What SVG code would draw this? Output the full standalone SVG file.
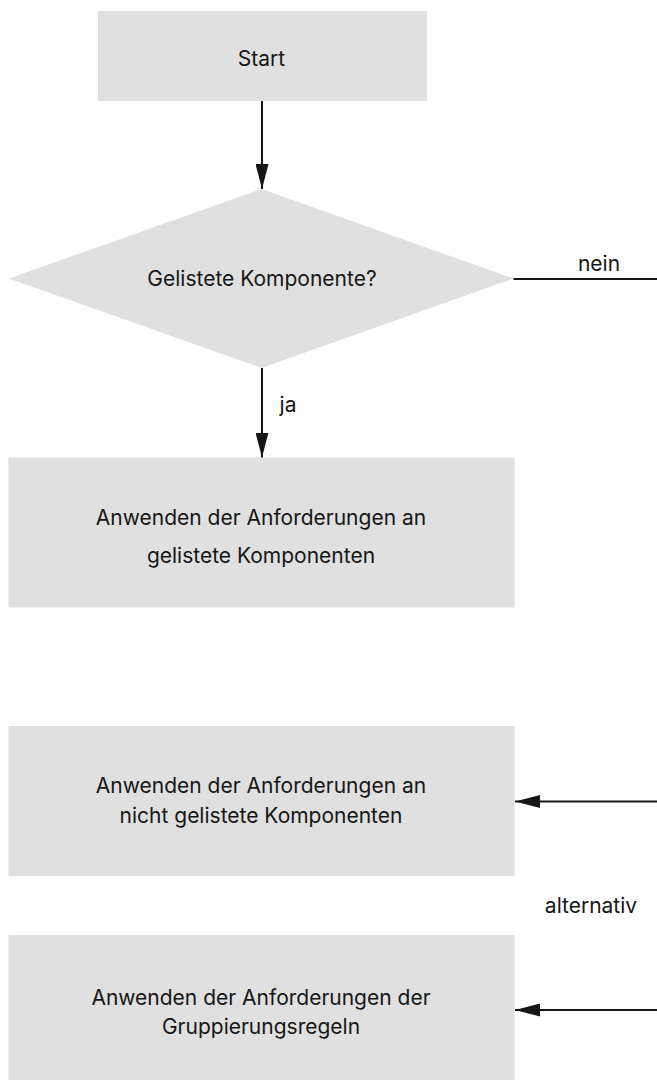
<svg xmlns="http://www.w3.org/2000/svg" width="657" height="1080" viewBox="0 0 657 1080">
  <style>
    .box { fill: #e0e0e0; stroke: none; }
    .lbl { font-family: Inter, "Noto Sans", "Liberation Sans", sans-serif; font-size: 21px; fill: #161616; text-anchor: middle; }
    .edge { stroke: #161616; stroke-width: 2; fill: none; }
  </style>
  <defs>
    <marker id="arrow" markerUnits="userSpaceOnUse" markerWidth="25" markerHeight="13" refX="25" refY="6.5" orient="auto">
      <path d="M0,0 L25,6.5 L0,13 Z" fill="#161616"/>
    </marker>
  </defs>
  <rect width="657" height="1080" fill="#ffffff"/>

  <g id="start">
    <rect class="box" x="98" y="11" width="329" height="90"/>
    <text class="lbl" x="261.5" y="66">Start</text>
  </g>

  <g id="decision">
    <polygon class="box" points="261.5,189 513.5,278.5 261.5,368 9,278.5"/>
    <text class="lbl" x="262" y="286">Gelistete Komponente?</text>
  </g>

  <g id="listed">
    <rect class="box" x="8.5" y="457.5" width="506" height="150"/>
    <text class="lbl" x="261" y="525">Anwenden der Anforderungen an</text>
    <text class="lbl" x="261" y="563">gelistete Komponenten</text>
  </g>

  <g id="unlisted">
    <rect class="box" x="8.5" y="726" width="506" height="150"/>
    <text class="lbl" x="261" y="793">Anwenden der Anforderungen an</text>
    <text class="lbl" x="261" y="823">nicht gelistete Komponenten</text>
  </g>

  <g id="grouping">
    <rect class="box" x="8.5" y="935" width="506" height="150"/>
    <text class="lbl" x="261" y="1005">Anwenden der Anforderungen der</text>
    <text class="lbl" x="261" y="1034">Gruppierungsregeln</text>
  </g>

  <g id="connectors">
    <line class="edge" x1="262" y1="101" x2="262" y2="189" marker-end="url(#arrow)"/>
    <line class="edge" x1="262" y1="368" x2="262" y2="457.5" marker-end="url(#arrow)"/>
    <text class="lbl" x="288" y="412">ja</text>
    <line class="edge" x1="513.5" y1="279" x2="657" y2="279"/>
    <text class="lbl" x="599" y="271">nein</text>
    <line class="edge" x1="657" y1="801.5" x2="515" y2="801.5" marker-end="url(#arrow)"/>
    <text class="lbl" x="591" y="913">alternativ</text>
    <line class="edge" x1="657" y1="1010" x2="515" y2="1010" marker-end="url(#arrow)"/>
  </g>
</svg>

---*---

● Problem requirements
Omit the pictures and give the material again, exactly and in full.

● The completed task
What SVG code would draw this? Output the full standalone SVG file.
<svg xmlns="http://www.w3.org/2000/svg" width="657" height="1080" viewBox="0 0 657 1080">
  <style>
    .box { fill: #e0e0e0; stroke: none; }
    .lbl { font-family: Inter, "Noto Sans", "Liberation Sans", sans-serif; font-size: 21px; fill: #161616; text-anchor: middle; }
    .edge { stroke: #161616; stroke-width: 2; fill: none; }
  </style>
  <defs>
    <marker id="arrow" markerUnits="userSpaceOnUse" markerWidth="25" markerHeight="13" refX="25" refY="6.5" orient="auto">
      <path d="M0,0 L25,6.5 L0,13 Z" fill="#161616"/>
    </marker>
  </defs>
  <rect width="657" height="1080" fill="#ffffff"/>

  <g id="start">
    <rect class="box" x="98" y="11" width="329" height="90"/>
    <text class="lbl" x="261.5" y="66">Start</text>
  </g>

  <g id="decision">
    <polygon class="box" points="261.5,189 513.5,278.5 261.5,368 9,278.5"/>
    <text class="lbl" x="262" y="286">Gelistete Komponente?</text>
  </g>

  <g id="listed">
    <rect class="box" x="8.5" y="457.5" width="506" height="150"/>
    <text class="lbl" x="261" y="525">Anwenden der Anforderungen an</text>
    <text class="lbl" x="261" y="563">gelistete Komponenten</text>
  </g>

  <g id="unlisted">
    <rect class="box" x="8.5" y="726" width="506" height="150"/>
    <text class="lbl" x="261" y="793">Anwenden der Anforderungen an</text>
    <text class="lbl" x="261" y="823">nicht gelistete Komponenten</text>
  </g>

  <g id="grouping">
    <rect class="box" x="8.5" y="935" width="506" height="150"/>
    <text class="lbl" x="261" y="1005">Anwenden der Anforderungen der</text>
    <text class="lbl" x="261" y="1034">Gruppierungsregeln</text>
  </g>

  <g id="connectors">
    <line class="edge" x1="262" y1="101" x2="262" y2="189" marker-end="url(#arrow)"/>
    <line class="edge" x1="262" y1="368" x2="262" y2="457.5" marker-end="url(#arrow)"/>
    <text class="lbl" x="288" y="412">ja</text>
    <line class="edge" x1="513.5" y1="279" x2="657" y2="279"/>
    <text class="lbl" x="599" y="271">nein</text>
    <line class="edge" x1="657" y1="801.5" x2="515" y2="801.5" marker-end="url(#arrow)"/>
    <text class="lbl" x="591" y="913">alternativ</text>
    <line class="edge" x1="657" y1="1010" x2="515" y2="1010" marker-end="url(#arrow)"/>
  </g>
</svg>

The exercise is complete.